The architecture student wasn't deterred. She went to the column in the room we were in (it was awkwardly located in a corner where a desk could have gone) and lovingly caressed it. "You don't understand," she said. "They were supposed to be finished, but when they unmolded them, the architect saw how beautiful the concrete was, and decided to keep them raw."

I get the idea that raw concrete can be beautiful. I'm probably one of the few people on the planet who doesn't hate Brutalism. If you're not familiar with the term, Brutalism is the architectural style that celebrates raw concrete. It was all the rage sometime from the late sixties to the early eighties. There is probably at least one out-of-place Brutalist structure in your city, sticking out like a sore thumb.

Anyways, the thing with Brutalism is that the concrete is textured and left unfinished intentionally. Columns aren't left unfinished after the fact, quasi-accidentally. And Brutalist esthetics usually don't mix well with modern glass-and-steel buildings.

Now that we got that out of the way...

I really felt like Green Girl was a bit of accidental Brutalism.

The book is ostensibly about Ruth, a cute American chick, living from paycheck-to-paycheck in London. She moved to London after a bad breakup, I think. She lives a pretty pointless existence as a shopgirl, going out to bars with her roommate, going on random hookups, and basically not doing much. You're not sure what's up with her family aside from her mother being dead. You feel that she's probably slightly depressed.

Anyways, none of that matters because it seems that how the book is written is more important than what it's about. It's a kind of post-modern, experimental novel with the author, Kate Zambreno, hanging around, like some bad version of that movie, Stranger Than Fiction. Zambreno's voice is right there in the book. It's not just narrating the story; it's narrating the author's intent. It's telling you how much the author hates Ruth; it's telling you that the author is purposefully giving Ruth a hard time; it's basically telling you that Zambreno really, really, doesn't like cute girls and thinks that they're all vacant idiots who refuse to be anything but something to be owned or admired. You can feel the contempt oozing from the author's voice.

To be honest, it feels like Zambreno was writing through writer's block. She wrote for herself, putting down notes and comments for herself, telling herself how she felt about Ruth and the situation and what to do next. Then, as she re-read her draft, she decided to leave the notes and comments in the text because it was so beautiful. Just like the architect of the building where I did my research.

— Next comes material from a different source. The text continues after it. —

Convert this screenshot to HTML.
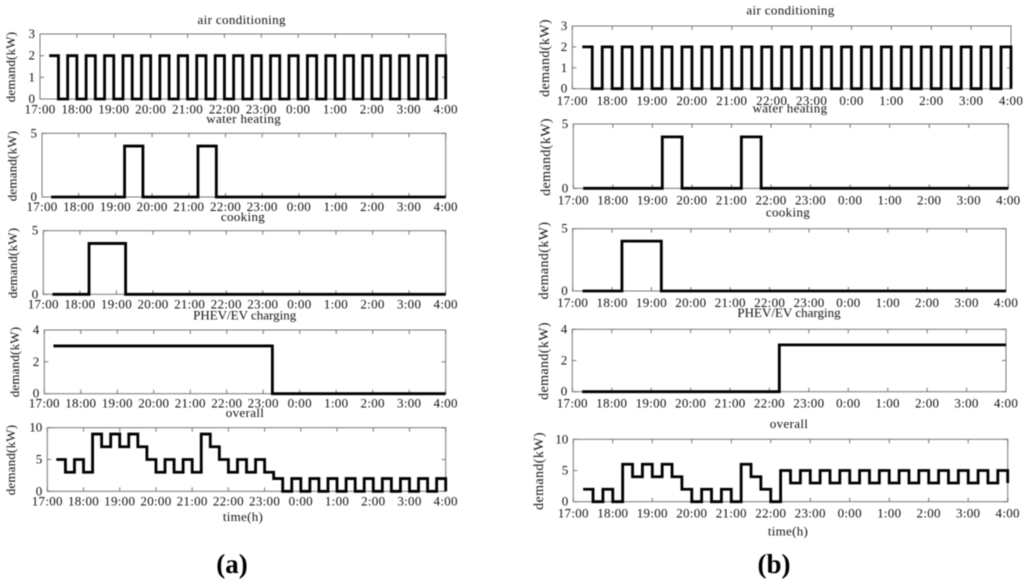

Now Jeffrey Eugenides's novels could be grouped together in a volume entitle, All About Jeff, but he at least made some kind of crazy attempt to pretend that that's not what's happening. Zambreno, though, has actually put herself in the novel, front and centre, to the point where I started to wonder if she wasn't the subject of the book. She wants the reader to see how the sausage is made. "See how clever and post-modern I am," you almost hear her scream over the din of the boring prose.

Green Girl is like the TV show Girls if Lena Dunham had decided to just narrate the show instead of star in it, and if she told you how shallow and pointless her friends were instead of making a statement about how we all feel rudderless and unmoored in our twenties.

I wouldn't say reading it was a waste of my time, but I probably won't be recommending it to anyone.